= Advertising Research Foundation =

U.S. nonprofit industry association

| The Journal of Advertising Research, one of the Advertising Research Foundation's publications |
The Advertising Research Foundation (ARF) is a nonprofit industry association for creating, aggregating, and sharing knowledge in the fields of advertising and mass media. It was founded in 1936 by the Association of National Advertisers and the American Association of Advertising Agencies. Its stated mission is to improve the practice of advertising, marketing and media research in pursuit of more effective marketing and advertising communications.

Its membership consists of over 400 advertisers, advertising agencies, research firms, media companies, educational institutions and international organizations.

The ARF conducts several research initiatives. It publishes the Journal of Advertising Research, a peer-reviewed academic periodical. It also sponsors a variety of advertising-related marketing research endeavours and hosts periodic conferences on advertising and media-related topics.

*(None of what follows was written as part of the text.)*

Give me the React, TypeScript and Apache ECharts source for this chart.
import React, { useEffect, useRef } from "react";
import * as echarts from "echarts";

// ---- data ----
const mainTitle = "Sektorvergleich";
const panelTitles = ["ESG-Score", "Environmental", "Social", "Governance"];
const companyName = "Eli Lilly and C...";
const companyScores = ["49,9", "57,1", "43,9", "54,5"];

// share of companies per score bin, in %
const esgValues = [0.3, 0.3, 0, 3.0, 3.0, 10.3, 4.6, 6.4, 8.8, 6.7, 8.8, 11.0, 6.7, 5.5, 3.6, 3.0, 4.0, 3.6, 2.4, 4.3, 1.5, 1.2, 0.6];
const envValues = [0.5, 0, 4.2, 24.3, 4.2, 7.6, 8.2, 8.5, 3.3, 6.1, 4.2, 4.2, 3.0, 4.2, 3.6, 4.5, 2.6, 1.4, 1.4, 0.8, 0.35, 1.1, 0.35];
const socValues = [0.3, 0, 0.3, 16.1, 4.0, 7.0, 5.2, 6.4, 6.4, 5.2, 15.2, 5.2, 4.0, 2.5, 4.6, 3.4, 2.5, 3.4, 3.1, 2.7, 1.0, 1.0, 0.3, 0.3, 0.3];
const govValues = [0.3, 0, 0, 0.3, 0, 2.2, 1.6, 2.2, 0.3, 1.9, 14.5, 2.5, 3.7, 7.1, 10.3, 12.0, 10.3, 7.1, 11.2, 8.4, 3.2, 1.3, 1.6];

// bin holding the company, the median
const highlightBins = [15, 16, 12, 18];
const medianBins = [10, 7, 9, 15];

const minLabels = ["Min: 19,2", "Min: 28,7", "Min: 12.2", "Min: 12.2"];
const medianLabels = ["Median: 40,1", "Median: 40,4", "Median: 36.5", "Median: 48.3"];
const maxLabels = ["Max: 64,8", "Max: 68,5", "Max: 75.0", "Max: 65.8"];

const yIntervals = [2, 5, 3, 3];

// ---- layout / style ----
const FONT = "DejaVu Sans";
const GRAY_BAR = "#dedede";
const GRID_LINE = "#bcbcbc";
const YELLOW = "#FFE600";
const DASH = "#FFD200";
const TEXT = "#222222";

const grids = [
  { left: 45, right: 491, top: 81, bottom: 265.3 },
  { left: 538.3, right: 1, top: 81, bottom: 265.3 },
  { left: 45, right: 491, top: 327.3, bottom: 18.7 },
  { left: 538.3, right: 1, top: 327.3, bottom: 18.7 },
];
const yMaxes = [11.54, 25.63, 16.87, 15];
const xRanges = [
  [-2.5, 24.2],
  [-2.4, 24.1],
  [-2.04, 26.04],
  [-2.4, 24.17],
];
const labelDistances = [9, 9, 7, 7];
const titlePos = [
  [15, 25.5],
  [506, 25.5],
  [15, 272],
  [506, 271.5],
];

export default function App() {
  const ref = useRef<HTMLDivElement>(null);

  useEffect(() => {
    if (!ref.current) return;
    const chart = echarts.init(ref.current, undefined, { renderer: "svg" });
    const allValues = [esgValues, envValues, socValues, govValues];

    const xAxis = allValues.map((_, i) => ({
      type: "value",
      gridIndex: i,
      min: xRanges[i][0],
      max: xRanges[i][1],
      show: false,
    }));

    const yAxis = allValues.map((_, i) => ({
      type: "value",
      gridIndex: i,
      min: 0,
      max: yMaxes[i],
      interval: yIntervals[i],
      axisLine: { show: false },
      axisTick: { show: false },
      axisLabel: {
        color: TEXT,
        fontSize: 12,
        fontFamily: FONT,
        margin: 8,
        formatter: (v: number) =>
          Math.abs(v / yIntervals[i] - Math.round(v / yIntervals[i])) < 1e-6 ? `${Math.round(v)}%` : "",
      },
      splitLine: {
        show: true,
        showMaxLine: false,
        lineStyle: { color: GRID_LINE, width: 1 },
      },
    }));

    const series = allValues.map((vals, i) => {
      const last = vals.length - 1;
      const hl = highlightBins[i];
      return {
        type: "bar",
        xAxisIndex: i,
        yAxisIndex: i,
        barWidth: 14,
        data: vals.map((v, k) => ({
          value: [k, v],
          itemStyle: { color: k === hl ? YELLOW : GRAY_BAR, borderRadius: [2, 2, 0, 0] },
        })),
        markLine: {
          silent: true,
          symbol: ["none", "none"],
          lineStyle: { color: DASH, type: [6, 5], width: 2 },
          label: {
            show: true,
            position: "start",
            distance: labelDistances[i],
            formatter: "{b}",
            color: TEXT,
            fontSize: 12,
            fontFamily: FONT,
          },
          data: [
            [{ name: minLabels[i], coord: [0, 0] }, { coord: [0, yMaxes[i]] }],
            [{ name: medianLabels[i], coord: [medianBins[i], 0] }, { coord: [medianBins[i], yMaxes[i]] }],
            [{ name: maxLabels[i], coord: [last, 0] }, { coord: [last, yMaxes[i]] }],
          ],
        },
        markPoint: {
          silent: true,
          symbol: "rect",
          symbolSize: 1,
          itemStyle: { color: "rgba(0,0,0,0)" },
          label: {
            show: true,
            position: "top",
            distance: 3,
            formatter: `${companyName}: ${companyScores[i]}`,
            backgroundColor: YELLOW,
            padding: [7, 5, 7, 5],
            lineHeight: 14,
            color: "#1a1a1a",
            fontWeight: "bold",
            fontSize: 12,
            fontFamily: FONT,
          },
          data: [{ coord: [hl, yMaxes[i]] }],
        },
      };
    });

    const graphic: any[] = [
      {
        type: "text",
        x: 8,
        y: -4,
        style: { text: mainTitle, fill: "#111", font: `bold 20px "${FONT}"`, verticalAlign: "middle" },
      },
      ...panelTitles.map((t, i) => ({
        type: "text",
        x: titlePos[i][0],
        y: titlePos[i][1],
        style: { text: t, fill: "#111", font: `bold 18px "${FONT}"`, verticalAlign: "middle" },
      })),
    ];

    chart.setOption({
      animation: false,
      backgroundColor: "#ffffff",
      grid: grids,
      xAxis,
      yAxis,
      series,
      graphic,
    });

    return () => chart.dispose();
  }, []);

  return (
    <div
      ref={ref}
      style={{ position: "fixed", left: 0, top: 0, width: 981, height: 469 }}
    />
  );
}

The ARF operates the Roy Morgan Information Center as a clearinghouse for advertising research, promulgating industry standards and guidelines, and it provides training and administers the annual David Ogilvy Awards Program.

==Knowledge Center==
ARF's Knowledge Center houses original historical reports, papers and videos developed during the formative years of the advertising research industry. Established in 1953 to serve as a central resource for materials relating to advertising research, the ARF Knowledge Center also offers specialized tools and services to help ARF members keep up-to-date with the latest knowledge applicable to business needs.

== History ==
The Advertising Research Agency was formed in 1936. During its first 15 years, ARF sponsored over 200 studies including studies involving newspapers, farm magazines, business magazines, and an executive management publication.

In the beginning of the 1950s, the ARF began working with media companies in addition to advertisers and agencies. The agency supervised a study on household ownership of radio & television sets in 1954. It also published "Recommended Standards for Radio & Television Program Audience Size Measurements," in 1954. In 1955 the ARF influenced the U.S. Census Bureau to include a TV ownership question in its questionnaires. Research companies were invited to become ARF members in 1967.

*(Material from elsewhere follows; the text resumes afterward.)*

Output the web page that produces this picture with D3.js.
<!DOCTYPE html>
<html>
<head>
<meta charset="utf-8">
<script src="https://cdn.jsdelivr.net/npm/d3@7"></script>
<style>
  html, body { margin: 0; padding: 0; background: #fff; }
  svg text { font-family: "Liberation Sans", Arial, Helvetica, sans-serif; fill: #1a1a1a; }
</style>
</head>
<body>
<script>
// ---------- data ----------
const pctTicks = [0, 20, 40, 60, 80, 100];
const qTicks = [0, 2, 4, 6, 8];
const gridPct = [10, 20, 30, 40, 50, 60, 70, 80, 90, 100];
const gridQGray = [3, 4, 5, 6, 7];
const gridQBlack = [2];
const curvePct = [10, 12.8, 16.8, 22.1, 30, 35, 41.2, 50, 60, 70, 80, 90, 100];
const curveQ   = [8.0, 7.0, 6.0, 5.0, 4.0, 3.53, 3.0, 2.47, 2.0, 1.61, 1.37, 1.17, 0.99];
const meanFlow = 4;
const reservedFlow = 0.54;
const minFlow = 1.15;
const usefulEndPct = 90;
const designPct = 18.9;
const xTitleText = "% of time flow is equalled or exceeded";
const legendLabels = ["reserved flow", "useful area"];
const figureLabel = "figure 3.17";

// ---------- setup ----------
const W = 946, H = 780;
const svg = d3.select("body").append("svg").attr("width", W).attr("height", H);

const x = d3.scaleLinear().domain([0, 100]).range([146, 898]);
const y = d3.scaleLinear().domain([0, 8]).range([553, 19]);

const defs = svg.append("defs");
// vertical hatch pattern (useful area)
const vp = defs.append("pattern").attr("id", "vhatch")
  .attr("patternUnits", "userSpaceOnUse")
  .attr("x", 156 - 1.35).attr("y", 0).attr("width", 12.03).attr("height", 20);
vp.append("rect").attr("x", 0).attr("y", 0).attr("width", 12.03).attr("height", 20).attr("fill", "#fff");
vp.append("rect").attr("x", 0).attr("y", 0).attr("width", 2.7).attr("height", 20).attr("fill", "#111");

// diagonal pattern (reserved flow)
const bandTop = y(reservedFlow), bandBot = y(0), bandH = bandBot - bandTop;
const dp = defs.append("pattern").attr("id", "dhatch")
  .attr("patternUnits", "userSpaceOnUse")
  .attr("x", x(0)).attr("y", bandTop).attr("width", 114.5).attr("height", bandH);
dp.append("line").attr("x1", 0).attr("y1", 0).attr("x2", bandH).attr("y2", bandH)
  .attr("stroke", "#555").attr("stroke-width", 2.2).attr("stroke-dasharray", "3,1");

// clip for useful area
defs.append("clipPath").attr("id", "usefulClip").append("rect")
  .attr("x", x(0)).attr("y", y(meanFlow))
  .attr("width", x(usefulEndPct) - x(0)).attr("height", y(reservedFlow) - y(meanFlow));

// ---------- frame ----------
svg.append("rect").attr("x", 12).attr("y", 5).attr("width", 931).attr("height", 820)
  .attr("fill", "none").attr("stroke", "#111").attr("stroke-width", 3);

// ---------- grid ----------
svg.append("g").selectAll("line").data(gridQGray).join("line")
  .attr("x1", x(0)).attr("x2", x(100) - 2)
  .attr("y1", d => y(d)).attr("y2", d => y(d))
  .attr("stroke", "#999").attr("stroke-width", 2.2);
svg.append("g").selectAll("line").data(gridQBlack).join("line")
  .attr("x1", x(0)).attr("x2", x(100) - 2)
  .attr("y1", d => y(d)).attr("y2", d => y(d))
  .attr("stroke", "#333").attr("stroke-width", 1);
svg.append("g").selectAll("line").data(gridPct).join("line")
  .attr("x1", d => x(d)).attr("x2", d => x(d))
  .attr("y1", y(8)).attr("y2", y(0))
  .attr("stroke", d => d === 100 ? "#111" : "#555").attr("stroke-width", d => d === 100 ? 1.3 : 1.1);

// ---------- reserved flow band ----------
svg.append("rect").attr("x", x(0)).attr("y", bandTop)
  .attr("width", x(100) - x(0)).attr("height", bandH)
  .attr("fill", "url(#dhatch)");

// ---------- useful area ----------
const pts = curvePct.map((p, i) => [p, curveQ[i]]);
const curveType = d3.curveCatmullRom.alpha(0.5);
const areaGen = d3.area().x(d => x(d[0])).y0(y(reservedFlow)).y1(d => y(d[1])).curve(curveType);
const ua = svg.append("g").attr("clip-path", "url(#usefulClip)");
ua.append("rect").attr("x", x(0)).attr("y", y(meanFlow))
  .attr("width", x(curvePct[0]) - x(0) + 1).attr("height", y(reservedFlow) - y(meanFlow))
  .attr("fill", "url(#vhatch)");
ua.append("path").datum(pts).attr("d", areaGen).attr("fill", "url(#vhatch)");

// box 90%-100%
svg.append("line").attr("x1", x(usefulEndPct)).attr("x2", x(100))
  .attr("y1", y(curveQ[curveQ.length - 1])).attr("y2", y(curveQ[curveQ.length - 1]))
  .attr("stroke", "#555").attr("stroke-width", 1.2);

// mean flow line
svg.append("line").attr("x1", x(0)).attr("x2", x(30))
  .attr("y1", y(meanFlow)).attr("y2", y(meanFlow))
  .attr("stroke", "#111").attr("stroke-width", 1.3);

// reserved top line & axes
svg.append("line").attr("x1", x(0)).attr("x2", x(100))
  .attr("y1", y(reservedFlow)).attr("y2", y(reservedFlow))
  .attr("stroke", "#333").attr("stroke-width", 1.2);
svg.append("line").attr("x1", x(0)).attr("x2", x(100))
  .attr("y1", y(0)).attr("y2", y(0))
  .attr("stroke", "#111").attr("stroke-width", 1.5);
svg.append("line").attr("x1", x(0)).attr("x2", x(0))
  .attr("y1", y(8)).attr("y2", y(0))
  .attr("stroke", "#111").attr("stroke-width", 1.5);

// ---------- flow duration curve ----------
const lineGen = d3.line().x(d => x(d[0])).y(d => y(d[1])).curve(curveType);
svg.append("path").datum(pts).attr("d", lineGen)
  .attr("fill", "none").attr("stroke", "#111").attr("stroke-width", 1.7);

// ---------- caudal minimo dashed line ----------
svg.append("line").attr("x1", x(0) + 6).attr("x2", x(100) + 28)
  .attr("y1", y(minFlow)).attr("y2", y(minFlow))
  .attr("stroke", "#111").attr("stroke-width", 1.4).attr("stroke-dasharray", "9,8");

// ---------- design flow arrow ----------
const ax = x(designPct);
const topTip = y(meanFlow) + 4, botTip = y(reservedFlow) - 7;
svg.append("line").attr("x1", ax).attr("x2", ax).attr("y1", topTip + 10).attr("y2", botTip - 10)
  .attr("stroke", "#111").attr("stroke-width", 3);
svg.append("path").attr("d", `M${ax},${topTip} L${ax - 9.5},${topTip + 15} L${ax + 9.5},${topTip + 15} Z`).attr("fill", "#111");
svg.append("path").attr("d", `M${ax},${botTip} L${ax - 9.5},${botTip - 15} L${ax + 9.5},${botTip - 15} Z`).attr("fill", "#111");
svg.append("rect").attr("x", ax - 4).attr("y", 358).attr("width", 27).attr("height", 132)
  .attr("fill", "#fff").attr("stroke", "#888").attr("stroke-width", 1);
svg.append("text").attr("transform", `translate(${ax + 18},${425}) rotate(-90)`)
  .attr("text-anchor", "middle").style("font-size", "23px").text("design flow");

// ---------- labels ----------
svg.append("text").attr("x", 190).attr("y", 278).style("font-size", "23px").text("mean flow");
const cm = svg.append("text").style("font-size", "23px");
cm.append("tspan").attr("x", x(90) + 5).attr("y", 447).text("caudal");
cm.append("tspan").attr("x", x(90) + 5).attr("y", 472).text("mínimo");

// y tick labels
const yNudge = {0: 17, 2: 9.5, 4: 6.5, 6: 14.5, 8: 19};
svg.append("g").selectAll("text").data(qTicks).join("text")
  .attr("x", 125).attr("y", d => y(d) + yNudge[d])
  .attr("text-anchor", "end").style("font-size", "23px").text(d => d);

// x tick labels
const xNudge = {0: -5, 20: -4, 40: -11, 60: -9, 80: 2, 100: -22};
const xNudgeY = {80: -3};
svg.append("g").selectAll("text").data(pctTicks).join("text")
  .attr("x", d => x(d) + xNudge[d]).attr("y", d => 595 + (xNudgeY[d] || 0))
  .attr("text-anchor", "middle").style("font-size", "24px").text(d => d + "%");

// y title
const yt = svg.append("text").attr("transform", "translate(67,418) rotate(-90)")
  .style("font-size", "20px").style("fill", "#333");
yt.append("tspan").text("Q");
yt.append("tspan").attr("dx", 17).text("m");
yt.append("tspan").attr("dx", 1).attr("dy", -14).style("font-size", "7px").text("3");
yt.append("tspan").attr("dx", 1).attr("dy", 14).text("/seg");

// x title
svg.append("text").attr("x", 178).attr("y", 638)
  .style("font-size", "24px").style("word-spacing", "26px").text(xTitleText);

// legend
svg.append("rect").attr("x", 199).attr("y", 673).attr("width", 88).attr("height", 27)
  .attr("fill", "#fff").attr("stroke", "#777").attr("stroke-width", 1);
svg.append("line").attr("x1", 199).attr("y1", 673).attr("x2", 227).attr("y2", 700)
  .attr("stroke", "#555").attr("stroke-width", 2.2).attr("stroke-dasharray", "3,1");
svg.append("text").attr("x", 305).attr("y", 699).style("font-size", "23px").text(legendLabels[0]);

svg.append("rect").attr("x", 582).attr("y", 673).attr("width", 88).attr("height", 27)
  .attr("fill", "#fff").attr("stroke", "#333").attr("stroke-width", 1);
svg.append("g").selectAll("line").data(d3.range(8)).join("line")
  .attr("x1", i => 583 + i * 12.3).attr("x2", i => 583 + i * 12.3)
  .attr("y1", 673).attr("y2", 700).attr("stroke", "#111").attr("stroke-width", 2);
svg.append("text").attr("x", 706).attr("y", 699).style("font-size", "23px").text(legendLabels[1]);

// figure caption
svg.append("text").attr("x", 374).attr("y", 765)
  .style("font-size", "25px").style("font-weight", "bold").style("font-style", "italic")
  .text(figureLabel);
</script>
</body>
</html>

During the 1990s, the ARF spearheaded primary research in studies such as the Copy Research Validity Project, which redefined the area of copy testing, and the ARF/Ad Council Study to determine the impact of public service advertising. More recently, the ARF has pioneered efforts to define advertising engagement and to measure consumers' emotional responses to advertising.

== Forums ==
The ARF hosts forums, which are meetings and presentations where industry experts and members can share knowledge and information. Forums are held in the ARF's NYC office located at 432 Park Avenue South and are also available virtually.